DALLAS — After months of discussion, Dallas Independent School District trustees will finally vote Thursday on whether to fire the principals at failing schools.
The proposal has created backlash in the community, and many have called for Superintendent Mike Miles to be terminated.
But for the first time since he took the job 11 months ago, Miles agreed to sit down to discuss opposition to his reforms.
MILES: "Change is going to be tough."
Miles' soft-spoken demeanor can be disarming. But his plan to improve the district already has some stakeholders in southern Dallas calling for his resignation.
"Trustees, cut your loss — admit you made another mistake," said NAACP Dallas Chapter president Juanita Wallace at a news conference outside DISD headquarters earlier this month.
WFAA: "The NAACP has come out wanting your resignation. Dallas Commissioner John Wiley Price also saying the same thing. Have you considered resigning at all?"
MILES: "No, I'm here in support of our kids."
Miles admitted he could do a better job explaining the changes he's making — especially his plan to fire principals at failing schools.
WFAA: "What kind of report card would you give yourself on communicating your reforms?"
Still, the superintendent discounted the stinging criticism from the NAACP and Commissioner Price.
MILES: "The fact that you guys are reporting on Commissioner Price and whomever... that doesn't mean that's where our time and attention have to be. I'm focused on the job. If he wants to focus on other things, that's fine. That's what our team is doing. And that's where I'm going to spend my energy."
WFAA: "Why haven't influential stakeholders like those folks in southern Dallas embraced you, do you think?"
MILES: "Well, first of all, there have been many influential stakeholders who have embraced me."
That's true. Miles has received support from Dallas Mayor Mike Rawlings and some — but not all — influential business leaders.
But not one member of the districts Board of Trustees has come forward publicly to support for the superintendent, according to a News 8 report on May 9. Trustees have either refused or failed to respond to requests for interviews.
"I'm neutral," said trustee Bernadette Nutall on May 9. "I don't have a stance one way or the other."
"What's going on with Miles?" asked Dr. Lew Blackburn as he walked away from a News 8 reporter that same day.
WFAA: "These folks hired you. Do you feel betrayed at all?"

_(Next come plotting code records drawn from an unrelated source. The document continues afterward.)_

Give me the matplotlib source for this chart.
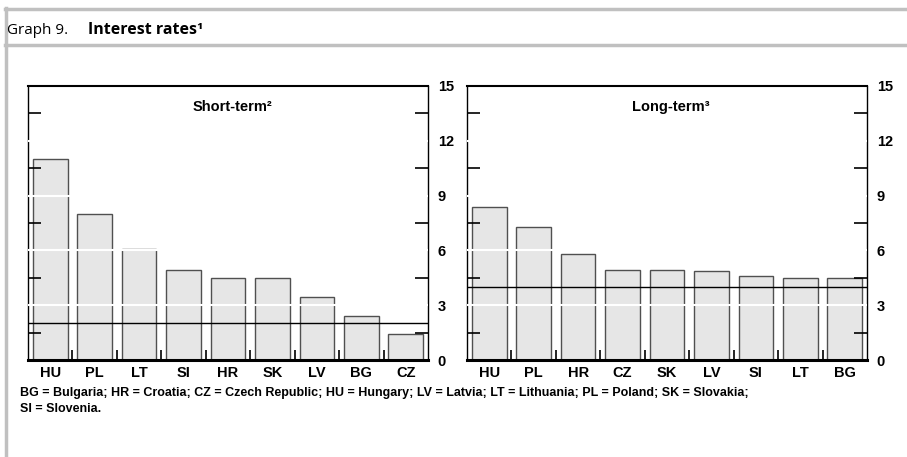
import numpy as np
import matplotlib
matplotlib.use('Agg')
from matplotlib import pyplot as plt
from matplotlib.lines import Line2D

# data
short_cats = ['HU', 'PL', 'LT', 'SI', 'HR', 'SK', 'LV', 'BG', 'CZ']
short_vals = [11.0, 8.0, 6.05, 4.95, 4.5, 4.5, 3.45, 2.4, 1.45]
short_ref = 2.0

long_cats = ['HU', 'PL', 'HR', 'CZ', 'SK', 'LV', 'SI', 'LT', 'BG']
long_vals = [8.4, 7.3, 5.8, 4.95, 4.95, 4.85, 4.6, 4.5, 4.5]
long_ref = 4.0

yticks = [0, 3, 6, 9, 12, 15]

narrow = ['Liberation Sans Narrow', 'Liberation Sans', 'DejaVu Sans']
plt.rcParams['font.family'] = narrow

fig = plt.figure(figsize=(9.07, 4.57), dpi=100)

# frame of the graph box
frame_col = '#c0c0c0'
fig.add_artist(Line2D([5/907, 1], [1 - 9/457]*2, color=frame_col, lw=2.5))
fig.add_artist(Line2D([5/907, 1], [1 - 45/457]*2, color=frame_col, lw=2.5))
fig.add_artist(Line2D([6/907]*2, [0, 1 - 8/457], color=frame_col, lw=2.5))

title_font = ['Open Sans', 'DejaVu Sans']
fig.text(7/907, 1 - 30/457, 'Graph 9.', fontsize=11, family=title_font,
         va='center', ha='left')
fig.text(88/907, 1 - 30/457, 'Interest rates¹', fontsize=11.5, family=title_font,
         fontweight='bold', va='center', ha='left')


def panel(rect, cats, vals, ref, title):
    ax = fig.add_axes(rect)
    x = np.arange(len(cats))
    ax.bar(x, vals, width=0.78, color='#e6e6e6', edgecolor='#505050', lw=1, zorder=1)
    for v in yticks[1:-1]:
        ax.axhline(v, color='white', lw=1.5, zorder=3)
    ax.axhline(ref, color='black', lw=1, zorder=4)
    ax.set_xlim(-0.5, len(cats) - 0.5)
    ax.set_ylim(0, 15)
    ax.set_yticks(yticks)
    ax.set_yticks(np.arange(1.5, 15, 3), minor=True)
    ax.tick_params(axis='y', which='both', direction='in', left=True, right=True,
                   labelleft=False, labelright=True, length=9.5, width=1.2, pad=7)
    ax.set_yticklabels([str(t) for t in yticks], fontsize=10.5, fontweight='bold')
    ax.set_xticks(x)
    ax.set_xticklabels(cats, fontsize=10.5, fontweight='bold')
    ax.set_xticks(np.arange(len(cats) - 1) + 0.5, minor=True)
    ax.tick_params(axis='x', which='major', length=0, pad=4.5)
    ax.tick_params(axis='x', which='minor', direction='in', length=7, width=1.2)
    ax.spines['bottom'].set_linewidth(2.2)
    ax.spines['top'].set_linewidth(1.5)
    ax.spines['left'].set_linewidth(1)
    ax.spines['right'].set_linewidth(1)
    ax.text(0.51, 0.925, title, transform=ax.transAxes, ha='center', va='center',
            fontsize=10.5, fontweight='bold')
    return ax


panel([28/907, 97/457, 400/907, 274/457], short_cats, short_vals, short_ref, 'Short-term²')
panel([467/907, 97/457, 400/907, 274/457], long_cats, long_vals, long_ref, 'Long-term³')

note = ('BG = Bulgaria; HR = Croatia; CZ = Czech Republic; HU = Hungary; LV = Latvia; '
        'LT = Lithuania; PL = Poland; SK = Slovakia;\nSI = Slovenia.')
fig.text(20/907, 1 - 387/457, note, fontsize=9, fontweight='bold', va='top', ha='left',
         linespacing=1.5)

fig.savefig('out.png', dpi=100)
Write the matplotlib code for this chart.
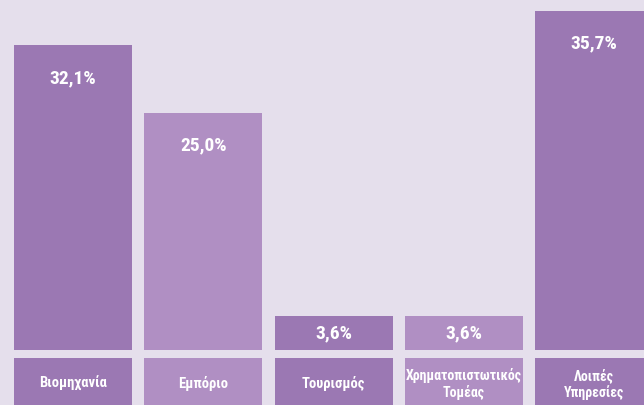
import matplotlib
matplotlib.use("Agg")
import matplotlib.pyplot as plt
from matplotlib import font_manager

# data
categories = ["Βιομηχανία", "Εμπόριο", "Τουρισμός", "Χρηματοπιστωτικός\nΤομέας", "Λοιπές\nΥπηρεσίες"]
values = [32.1, 25.0, 3.6, 3.6, 35.7]
value_labels = ["32,1%", "25,0%", "3,6%", "3,6%", "35,7%"]

bg = "#e5dfec"
dark = "#9b78b3"
light = "#b08fc3"
colors = [dark, light, dark, light, dark]

names = {f.name for f in font_manager.fontManager.ttflist}
fam = [f for f in ["Liberation Sans Narrow", "Roboto Condensed", "Roboto", "DejaVu Sans"] if f in names]
plt.rcParams["font.family"] = fam

W, H = 644, 406
fig = plt.figure(figsize=(W / 100, H / 100), dpi=100, facecolor=bg)

base_px = 351          # y pixel of bar baseline
px_per_unit = 9.5
x0_px, step_px, bw_px = 73, 130.25, 118
xlim = (-x0_px / step_px, (W - x0_px) / step_px)
bw = bw_px / step_px
xs = list(range(len(values)))

ax = fig.add_axes([0, (H - base_px) / H, 1, base_px / H])
ax.set_facecolor(bg)
ax.set_xlim(*xlim)
ax.set_ylim(0, base_px / px_per_unit)
ax.bar(xs, values, width=bw, color=colors, linewidth=0)
ax.axis("off")

for x, v, lab in zip(xs, values, value_labels):
    bar_px = v * px_per_unit
    if bar_px > 70:
        ax.annotate(lab, xy=(x, v), xytext=(0, -32 * 0.72), textcoords="offset points",
                    ha="center", va="center", color="white", fontsize=14, fontweight="bold")
    else:
        ax.text(x, v / 2, lab, ha="center", va="center", color="white",
                fontsize=14, fontweight="bold")

# category label boxes
box_top = 359
lax = fig.add_axes([0, 0, 1, (H - box_top) / H])
lax.set_xlim(*xlim)
lax.set_ylim(0, 1)
lax.bar(xs, [1.2] * len(xs), width=bw, color=colors, linewidth=0)
lax.axis("off")
for x, c in zip(xs, categories):
    fs = 10 if len(c) > 15 else 10.5
    lax.text(x, 0.47, c, ha="center", va="center", color="white",
             fontsize=fs, fontweight="bold", linespacing=1.2)

fig.savefig("out.png", dpi=100, facecolor=bg)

MILES: "I think it's hard being a board member. You have to try to balance the interests of various parts of your constituency ... But look at how the board is supporting. On the major votes, you get the board voting in support of reform."
Still, in only 11 months on the job, some of Miles' most trusted aides have already resigned, including his Chief of Staff Alan King, and Chief Financial Officer Rene Barajas.
Miles said their talent made them highly sought after.
But the only question Miles would not answer is why his Communications Director, Jennifer Sprague, unexpectedly left after following the superintendent here from Colorado.
WFAA: "You brought her here, and you defended her very heavily against the new cabinet position you made for her and the [$185,000] salary. What didn't she like about Dallas, or what didn't she like about your leadership here do you think?"
MILES: "I don't want to talk about any of the reasons for why she left ... I think I'll say the same thing as I've said before. Jennifer Sprague did a great job for us, and she chose to leave at that time. I made my own communications mistakes, and I think sometimes she got blamed for some of that."
Even when pressed, Miles still would not reveal the real reason for Sprague's abrupt resignation.
Miles said 900 people applied to be principals in Dallas last fall, which is twice as many applicants as the previous year. The superintendent said that proves his reforms are creating interest in a district many consider to be deficient.
MILES: "I try not to be too critical of the criticism, because at the end of the day, that's what they really want."